How effective has RTE been?

Surveys have revealed that the levels of awareness about RTE were quite deplorable in many rural areas. Many in rural areas are still unaware of this constitutional provision which guarantees children their right to education.


What needs to be done?

With multiple drawbacks it is clear that to achieve sarv shiksha is an unfeasible task and remains an eyewash. Hence there is an urgent need to strengthen delivery mechanisms in school education, especially at the grass-roots level. And, there is a need to create greater awareness at the community level to implement various provisions of the RTE Act. When a community is more aware of provisions, they will be able to claim what is due to them. This would help in effective implementation of this Act, not only in letter but also in spirit.

RTE Act can be strengthened by the following:

  • Effective implementation of existing provisions of the RTE Act is required and engagement of civil society may be further strengthened to make it more effective.
  • Minimum pupil-teacher ratio should be maintained in each school as per the provisions. This will be possible by recruiting more qualifi ed and trained teachers.
  • Enough funds should be allocated to develop infrastructural facilities in schools.
  • In order to make RTE more effective, it is necessary to establish modality through which the RTE Act is protected and a system needs to be evolved to deal with lacunae in implementation.
  • Though the RTE Act has a provision for including overage children in its ambit, in reality this is not happening; hence proper groundwork needs to be initiated with the help of civil society to meet targets.
  • Achieving the goal of equitable, quality education for all requires progress along multiple dimensions such as better policy, stronger political commitment, superior implementation, and higher community involvement.
  • Advocacy needs to be done by which states should ensure all sanctioned posts of teachers are filled up immediately to achieve targets.

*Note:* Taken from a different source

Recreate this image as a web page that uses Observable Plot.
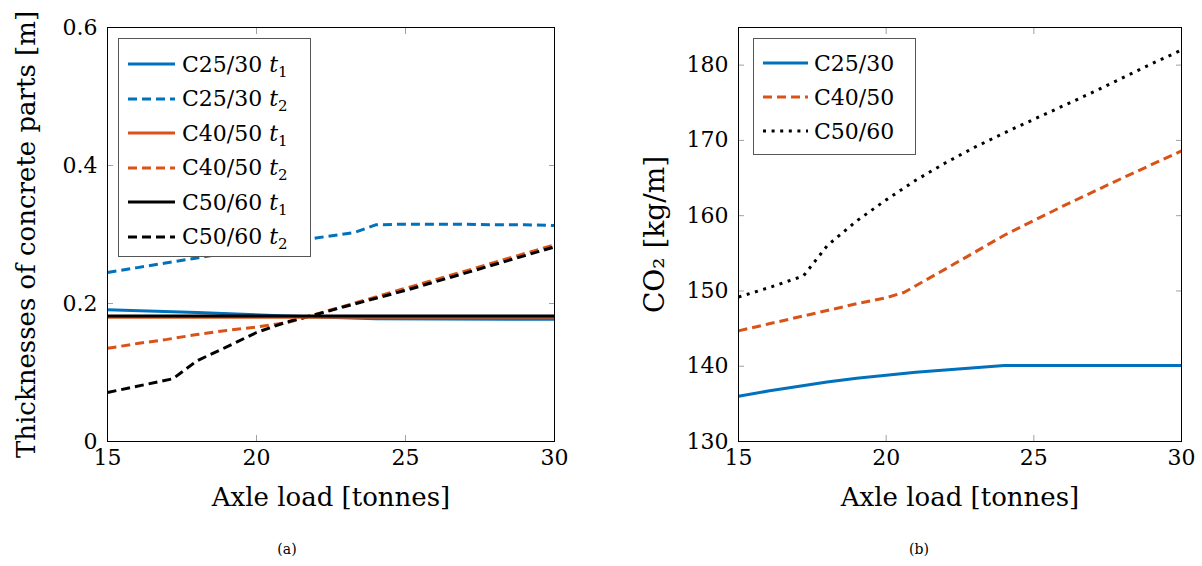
<!DOCTYPE html>
<html><head><meta charset="utf-8">
<script src="https://cdn.jsdelivr.net/npm/d3@7"></script>
<script src="https://cdn.jsdelivr.net/npm/@observablehq/plot@0.6"></script>
<style>
body{margin:0;background:#fff;font-family:"DejaVu Serif",serif;color:#000}
#wrap{position:relative;width:1202px;height:566px;overflow:hidden}
.panel{position:absolute;top:0}
.legend{position:absolute;border:1px solid #555;background:#fff;box-sizing:border-box;font-size:22px;z-index:2}
.row{display:flex;align-items:center;white-space:nowrap}
.row svg{flex:none}
.cap{position:absolute;top:541px;font-size:14px;transform:translateX(-50%)}
sub{font-size:15px;vertical-align:-5px;line-height:0}
</style></head><body><div id="wrap"></div>
<script>
// ---------- Data: (a) thicknesses of concrete parts [m] ----------
const xTicks = [15, 20, 25, 30];
const thickTicks = [0, 0.2, 0.4, 0.6];
const co2Ticks = [130, 140, 150, 160, 170, 180];

const loadC2530t1 = [15, 18, 21, 24, 30];
const thickC2530t1 = [0.191, 0.187, 0.182, 0.178, 0.177];
const loadC4050t1 = [15, 30];
const thickC4050t1 = [0.180, 0.180];
const loadC5060t1 = [15, 30];
const thickC5060t1 = [0.182, 0.182];
const loadC2530t2 = [15, 16, 17, 18, 19, 20, 21, 22, 23.3, 24, 25, 26, 27, 28, 29, 30];
const thickC2530t2 = [0.245, 0.252, 0.259, 0.266, 0.273, 0.280, 0.287, 0.295, 0.303, 0.314, 0.315, 0.315, 0.315, 0.314, 0.314, 0.313];
const loadC4050t2 = [15, 16, 17, 18, 19, 20, 21, 23, 25, 27, 30];
const thickC4050t2 = [0.135, 0.142, 0.148, 0.155, 0.161, 0.166, 0.172, 0.197, 0.222, 0.247, 0.285];
const loadC5060t2 = [15, 17.2, 18, 19, 20, 21, 22, 23, 25, 27, 30];
const thickC5060t2 = [0.071, 0.091, 0.117, 0.137, 0.158, 0.173, 0.184, 0.196, 0.219, 0.244, 0.282];

// ---------- Data: (b) CO2 [kg/m] ----------
const loadC2530 = [15, 16, 17, 18, 19, 20, 21, 22, 23, 24, 30];
const co2C2530 = [136.0, 136.7, 137.3, 137.9, 138.4, 138.8, 139.2, 139.5, 139.8, 140.1, 140.1];
const loadC4050 = [15, 16, 17, 18, 19, 20, 20.6, 22, 24, 26, 28, 30];
const co2C4050 = [144.7, 145.6, 146.5, 147.4, 148.3, 149.1, 149.8, 152.9, 157.4, 161.3, 165.0, 168.6];
const loadC5060 = [15, 16, 17.2, 18, 19, 20, 21, 22, 23, 24, 25, 26, 27, 28, 29, 30];
const co2C5060 = [149.2, 150.4, 152.0, 156.0, 159.3, 162.1, 164.7, 167.0, 169.1, 171.0, 172.8, 174.6, 176.4, 178.3, 180.2, 182.0];

const BLUE = "#0072BD", ORANGE = "#D95319", BLACK = "#000";
const DASH = "9,5", DOT = "3,5.6";

const zip = (xs, ys) => xs.map((x, i) => ({x, y: ys[i]}));

const seriesA = [
  {name: "C25/30", t: "1", data: zip(loadC2530t1, thickC2530t1), color: BLUE, dash: null},
  {name: "C25/30", t: "2", data: zip(loadC2530t2, thickC2530t2), color: BLUE, dash: DASH},
  {name: "C40/50", t: "1", data: zip(loadC4050t1, thickC4050t1), color: ORANGE, dash: null},
  {name: "C40/50", t: "2", data: zip(loadC4050t2, thickC4050t2), color: ORANGE, dash: DASH},
  {name: "C50/60", t: "1", data: zip(loadC5060t1, thickC5060t1), color: BLACK, dash: null},
  {name: "C50/60", t: "2", data: zip(loadC5060t2, thickC5060t2), color: BLACK, dash: DASH}
];
const seriesB = [
  {name: "C25/30", data: zip(loadC2530, co2C2530), color: BLUE, dash: null},
  {name: "C40/50", data: zip(loadC4050, co2C4050), color: ORANGE, dash: DASH},
  {name: "C50/60", data: zip(loadC5060, co2C5060), color: BLACK, dash: DOT}
];

const FONT = "'DejaVu Serif', serif";
const H = 520;

function panel({width, marginLeft, marginRight, yDomain, yTicks, yFmt, yLabel, yLabelDx, yLabelSize, series, drawOrder}) {
  const tickStyle = {stroke: "#a0a0a0", tickSize: -6, tickFormat: () => "", label: null};
  return Plot.plot({
    width, height: H, marginLeft, marginRight, marginTop: 27, marginBottom: 79,
    style: {fontFamily: FONT, fontSize: "22px", background: "transparent", color: "#000", overflow: "visible"},
    x: {domain: [15, 30]},
    y: {domain: yDomain},
    marks: [
      Plot.axisX({ticks: xTicks, ...tickStyle}),
      Plot.axisX({anchor: "top", ticks: xTicks, ...tickStyle}),
      Plot.axisY({ticks: yTicks, ...tickStyle}),
      Plot.axisY({anchor: "right", ticks: yTicks, ...tickStyle}),
      Plot.axisX({ticks: xTicks, tickSize: 0, tickPadding: 8, label: null, fontSize: 22, fontFamily: FONT}),
      Plot.axisY({ticks: yTicks, tickSize: 0, tickPadding: 10, tickFormat: yFmt, label: null, fontSize: 22, fontFamily: FONT}),
      ...drawOrder.map(i => series[i]).map(s => Plot.line(s.data, {
        x: "x", y: "y", stroke: s.color, strokeWidth: 3,
        strokeDasharray: s.dash ?? undefined, strokeLinejoin: "round", strokeLinecap: "butt"
      })),
      Plot.frame({stroke: "#000", strokeWidth: 1}),
      Plot.text(["Axle load [tonnes]"], {frameAnchor: "bottom", dy: 64, fontSize: 26, fontFamily: FONT}),
      Plot.text([yLabel], {frameAnchor: "left", textAnchor: "middle", dx: yLabelDx, rotate: -90, fontSize: yLabelSize, fontFamily: FONT})
    ]
  });
}

const wrap = document.getElementById("wrap");

const left = panel({
  width: 600, marginLeft: 107, marginRight: 46,
  yDomain: [0, 0.6], yTicks: thickTicks, yFmt: d => String(d),
  yLabel: "Thicknesses of concrete parts [m]", yLabelDx: -81, yLabelSize: 26,
  series: seriesA, drawOrder: [0, 1, 3, 5, 2, 4]
});
left.classList.add("panel"); left.style.left = "0px";
wrap.appendChild(left);

const right = panel({
  width: 601, marginLeft: 137, marginRight: 21,
  yDomain: [130, 185], yTicks: co2Ticks, yFmt: d => String(d),
  yLabel: "CO₂ [kg/m]", yLabelDx: -83, yLabelSize: 28,
  series: seriesB, drawOrder: [0, 1, 2]
});
right.classList.add("panel"); right.style.left = "601px";
wrap.appendChild(right);

function legend(series, {left, top, width, height, rowH, padTop, lineX, lineW, gap, withT}) {
  const div = document.createElement("div");
  div.className = "legend";
  Object.assign(div.style, {left: left + "px", top: top + "px", width: width + "px", height: height + "px", paddingTop: padTop + "px"});
  for (const s of series) {
    const row = document.createElement("div");
    row.className = "row";
    row.style.height = rowH + "px";
    row.style.paddingLeft = lineX + "px";
    const dash = s.dash ? ` stroke-dasharray="${s.dash}"` : "";
    row.innerHTML = `<svg width="${lineW}" height="10"><line x1="0" x2="${lineW}" y1="5" y2="5" stroke="${s.color}" stroke-width="3"${dash}/></svg>` +
      `<span style="margin-left:${gap}px">${s.name}${withT ? ` <i>t</i><sub>${s.t}</sub>` : ""}</span>`;
    div.appendChild(row);
  }
  wrap.appendChild(div);
}
legend(seriesA, {left: 118, top: 38, width: 193, height: 219, rowH: 34.5, padTop: 8, lineX: 9, lineW: 47, gap: 7, withT: true});
legend(seriesB, {left: 753, top: 38, width: 163, height: 117, rowH: 34, padTop: 7, lineX: 9, lineW: 45, gap: 6, withT: false});

for (const [txt, x] of [["(a)", 287], ["(b)", 919]]) {
  const c = document.createElement("div");
  c.className = "cap"; c.textContent = txt; c.style.left = x + "px";
  wrap.appendChild(c);
}
</script>
</body></html>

It is time that the central and state governments carry out a thorough review of the RTE and take remedial action. There is diffused responsibility and lack of accountability in states towards goals set by the Centre. Co-ordinated action is indeed lacking and implementation tends to fall between two stools. A greater level of seriousness on all sides is the need of the hour. Like many attempted social changes in India, this too has to start at the community level, requires a widespread change of an age-old mindset and must make people at the helm of affairs accountable.